Erkeklerde ise özellikle prostat kanseri sonrası görülen idrar kaçırma ve erektil disfonksiyon, dikkat çeken komplikasyonlar arasında yer almaktadır. Bu nedenle, her iki cinsiyette de pelvik taban rehabilitasyonunun önemli bir tedavi aracı olabileceğini ifade ediyor.

REHABİLİTASYON SÜRECİ NASIL PLANLANIR?
Kanser sonrası dönem, hem fiziksel hem de psikolojik açıdan zorlu olabilir. Bu nedenle, gelişebilecek fonksiyonel kayıpların erkenden ele alınması büyük bir önem taşımaktadır.

Pelvik taban rehabilitasyonu, kas gücünü yeniden kazandırmak, sinir-kas koordinasyonunu sağlamak ve kaybedilen fonksiyonları desteklemek amacıyla uygulanan bilimsel bir yaklaşımdır. Doç. Dr. Didem Sezgin Özcan, tedavi sürecinin her bireyin ihtiyacına göre özelleştirilmesi gerektiğine dikkat çekiyor.

Tedavi süreci, yalnızca egzersizlerden ibaret değildir; karın ve pelvik taban masajı, biofeedback, elektroterapi, manuel terapi ve yaşam tarzı düzenlemeleri gibi çeşitli yöntemler de tedavi sürecine dâhil edilebilir.
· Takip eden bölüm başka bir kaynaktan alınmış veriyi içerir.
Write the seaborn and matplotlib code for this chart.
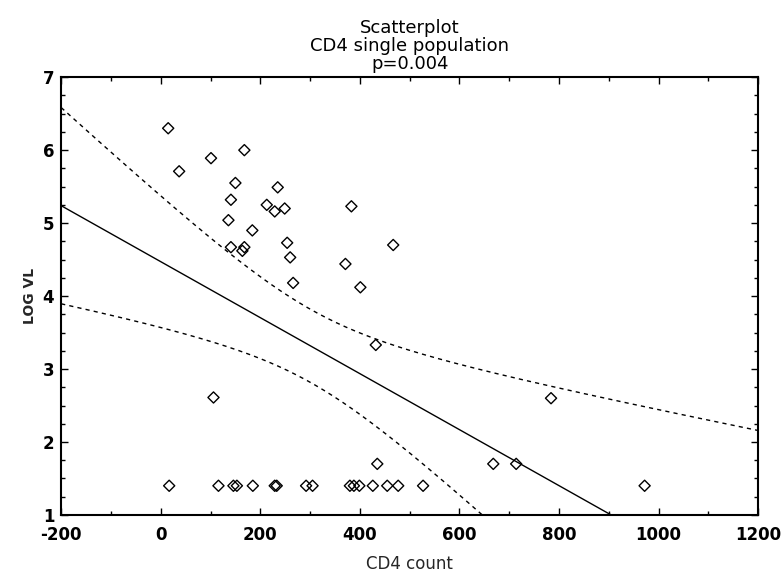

Bu sayede hastaların fiziksel ve duygusal açıdan iyileşme süreci hızlandırılmaktadır.

FİZİKSEL DESTEK KADAR DUYGUSAL DESTEK DE ÖNEMLİDİR
Tedavi süreci, sadece fiziksel açıdan değil, duygusal açıdan da büyük bir destek gerektirmektedir. Rehabilitasyon programlarında, hastalara güvenli ve destekleyici bir ortam sunulması, tedavi sürecinin başarısı açısından kritik öneme sahiptir. Doç. Dr. Didem Sezgin Özcan, pelvik taban rehabilitasyonu sürecinde, hastaların duygusal olarak da desteklenmesi gerektiğini vurgulamaktadır. Pelvik taban sorunlarının toplumda konuşulması ve normalleşmesi, bireylerin yardım arayışında daha rahat olmalarını sağlar. Çünkü iyileşme, fark etmekle ve konuşmakla başlar.

Pelvik taban rehabilitasyonu, kanser tedavisi sonrası yaşam kalitesini artırmak ve bu zorlu süreci daha sağlıklı bir şekilde atlatmak adına önemli bir adımdır. Hem fiziksel hem de duygusal destekle yapılan bu tedavi, iyileşme sürecini hızlandırarak hastaların yaşam kalitesini iyileştirmektedir.